Объективность эпохи модерна складывалась одновременно с развитием перспективы в эпоху Возрождения и необходимостью нанесения на карту вновь открытых миров. Раннее государство эпохи модерна полагалось на определенную «четкость» пространства и его прозрачность, чтобы собирать налоги, рекрутировать солдат и колонизировать новые территории. Поэтому конгломерат запутанных местных обычаев, непроницаемая и вводящая в заблуждение посторонних система приводилась к общему знаменателю, общей карте. Таким образом, модернизация означала превращение обитаемого мира в благоприятную среду для сверхсогласованной, управляемой государством административной бюрократии и переход от сбивающего с толку разнообразия карт к единому общему миру. С развитием позднего капитализма и цифровых технологий универсальная цивилизация превращается в «глобальную культуру», а локальное пространство становится не просто выходящим за рамки, а воображаемым. Однако не стоит поддаваться искушению и впадать в ностальгическую идеализацию домодернистских концепций пространства с разнообразными местными обычаями; в конце концов, у них была своя собственная традиция насилия; «сверхкоммуникационный язык», таким образом, означал не только наличие бюрократии, но и прав человека, он являлся своеобразной формой привнесения демократии и свободы. Важно то, что ностальгия была не просто выражением локальной тоски, а результатом нового понимания времени и пространства, которое сделало возможным разделение на «локальное» и «всеобщее». Ностальгическое существо интернализировало это разделение, но вместо стремления к глобальному и прогрессивному оно оглядывается назад и жаждет конкретики.

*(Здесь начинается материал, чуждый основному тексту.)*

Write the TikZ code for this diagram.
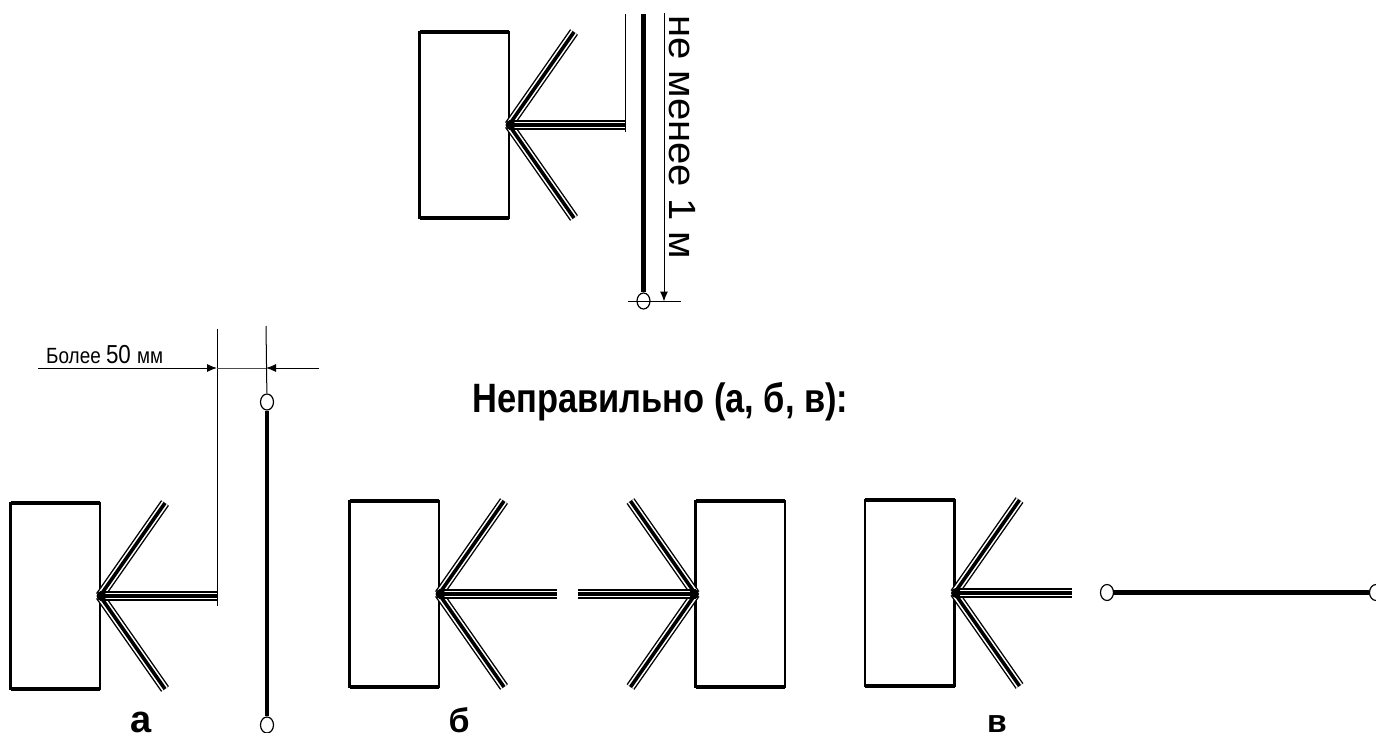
\documentclass[tikz,border=0pt]{standalone}
\usepackage{fontspec}
\setmainfont{Liberation Sans}
\usepackage{tikz}
\usetikzlibrary{arrows.meta, calc, shapes.geometric}
\tikzstyle{panel} = [rectangle, draw=black, line width=2.6pt, inner sep=0pt, outer sep=0pt, anchor=north west, minimum width=89.5pt, minimum height=186pt]
\tikzstyle{rim} = [line width=4pt]
\tikzstyle{ray} = [line width=9.6pt, draw=black, postaction={draw,white,line width=6.8pt}, postaction={draw,black,line width=3.6pt}]
\tikzstyle{wire} = [line width=4.2pt]
\tikzstyle{post} = [ellipse, draw=black, line width=1.2pt, fill=white, minimum width=13pt, minimum height=16pt, inner sep=0pt]
\tikzstyle{dimline} = [line width=1pt]
\tikzstyle{arrow} = [line width=1pt,-{Latex[length=10pt,width=8pt]}]
\tikzstyle{letter} = [anchor=base, inner sep=0pt]
% box with three rays: name, left x, top y, end of the middle ray
\newcommand{\rightant}[4]{
  \node (#1) [panel] at (#2,#3) {};
  \coordinate (#1hub) at (#1.east);
  \coordinate (#1up) at ($(#1hub)+(65,-93)$);
  \coordinate (#1down) at ($(#1hub)+(65,93)$);
  \coordinate (#1mid) at (#4,0 |- #1hub);
  \draw [ray] (#1hub) -- (#1up);
  \draw [ray] (#1hub) -- (#1down);
  \draw [ray] (#1hub) -- (#1mid);
  \fill ($(#1hub)+(1.5,0)$) circle (5);
  \draw [rim] (#1.north west) -- (#1.north east);
  \draw [rim] (#1.south west) -- (#1.south east);
}
\begin{document}
\begin{tikzpicture}[x=1pt,y=-1pt]
\useasboundingbox (0,0) rectangle (1376,733);
% Top drawing
\rightant{top}{419.5}{32}{625}
\coordinate (topa) at (625,14);
\coordinate (topb) at (625,132);
\draw [dimline] (topa) -- (topb);
\node (post1) [post] at (643.5,301) {};
\coordinate (wire1) at (643.5,14);
\draw [wire] (wire1) -- (post1);
\coordinate (dim1a) at (628,301.5);
\coordinate (dim1b) at (681,301.5);
\draw [dimline] (dim1a) -- (dim1b);
\coordinate (dim2a) at (664,13);
\coordinate (dim2b) at (664,301.5);
\draw [arrow] (dim2a) -- (dim2b);
\node (dist) [rotate=-90, anchor=base west, inner sep=0pt, font=\fontsize{40}{40}\selectfont] at (669,15) {\scalebox{1}[.95]{не менее 1 м}};

% Panel a
\rightant{boxa}{10.5}{503}{217}
\coordinate (dima) at (217,329);
\coordinate (dimb) at (217,606);
\draw [dimline] (dima) -- (dimb);
\coordinate (dimc) at (266,326);
\node (post2) [post] at (267,402) {};
\node (post3) [post] at (267,725) {};
\draw [dimline] (dimc) -- (post2);
\draw [wire] (post2) -- (post3);
\coordinate (leftend) at (38,368);
\coordinate (leftarr) at (217,368);
\coordinate (rightend) at (319,368);
\coordinate (rightarr) at (266,368);
\draw [arrow] (leftend) -- (leftarr);
\draw [arrow] (rightend) -- (rightarr);
\draw [dimline, black!70] (leftarr) -- (rightarr);
\node (gap) [anchor=base west, inner sep=0pt] at (46,363) {\scalebox{.86}[1]{\fontsize{22}{22}\selectfont Более \fontsize{26}{26}\selectfont 50 \fontsize{22}{22}\selectfont мм}};
\node (a) [letter, font=\fontsize{38}{38}\selectfont\bfseries] at (141,732) {а};

\node (title) [anchor=base west, inner sep=0pt, font=\fontsize{41}{41}\selectfont\bfseries] at (472,412) {\scalebox{.84}[1]{Неправильно (а, б, в):}};

% Panel b
\rightant{boxb}{349.5}{501}{557}
\node (boxc) [panel] at (695.5,501) {};
\coordinate (boxchub) at (boxc.west);
\coordinate (boxcup) at ($(boxchub)+(-65,-93)$);
\coordinate (boxcdown) at ($(boxchub)+(-65,93)$);
\coordinate (boxcmid) at (578,0 |- boxchub);
\draw [ray] (boxchub) -- (boxcup);
\draw [ray] (boxchub) -- (boxcdown);
\draw [ray] (boxchub) -- (boxcmid);
\fill ($(boxchub)+(-1.5,0)$) circle (5);
\draw [rim] (boxc.north west) -- (boxc.north east);
\draw [rim] (boxc.south west) -- (boxc.south east);
\node (b) [letter, font=\fontsize{34}{34}\selectfont\bfseries] at (459,732) {б};

% Panel c
\rightant{boxd}{865}{500}{1072}
\node (post4) [post] at (1107,592.5) {};
\node (post5) [post] at (1376,592.5) {};
\draw [wire] (post4) -- (post5);
\node (c) [letter, font=\fontsize{32}{32}\selectfont\bfseries] at (997,732) {в};
\end{tikzpicture}
\end{document}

В XIX столетии оптимистичные врачи считали, что ностальгия будет излечена благодаря всеобщему прогрессу и развитию медицины. Действительно, в некоторых случаях это происходило, поскольку определенные симптомы ностальгии порой путали с туберкулезом[50]. В то время как туберкулез в конечном итоге стал излечимым, ностальгия таковой не стала; с XVIII века неразрешимая задача изучения ностальгии перешла от врачей к поэтам и философам. Симптомы болезни стали рассматриваться как признаки чувствительности или как выражение новых патриотических чувств. Эпидемию ностальгии уже не предполагалось побеждать, считалось, что она должна распространиться как можно шире. В этом новом качестве ностальгия рассматривается не как повествование о предполагаемом исцелении, а как роман с прошлым. Новый сюжет ностальгии оказался не полем битвы, не больничной палатой, а туманными перспективами с отражающими прудами, проходящими облаками, а также средневековыми или античными руинами. Там, где не было настоящих руин, соорудили новые, изначально наполовину разрушенные, воссозданные с предельной точностью, в память о реальном и мнимом прошлом новых европейских народов[51].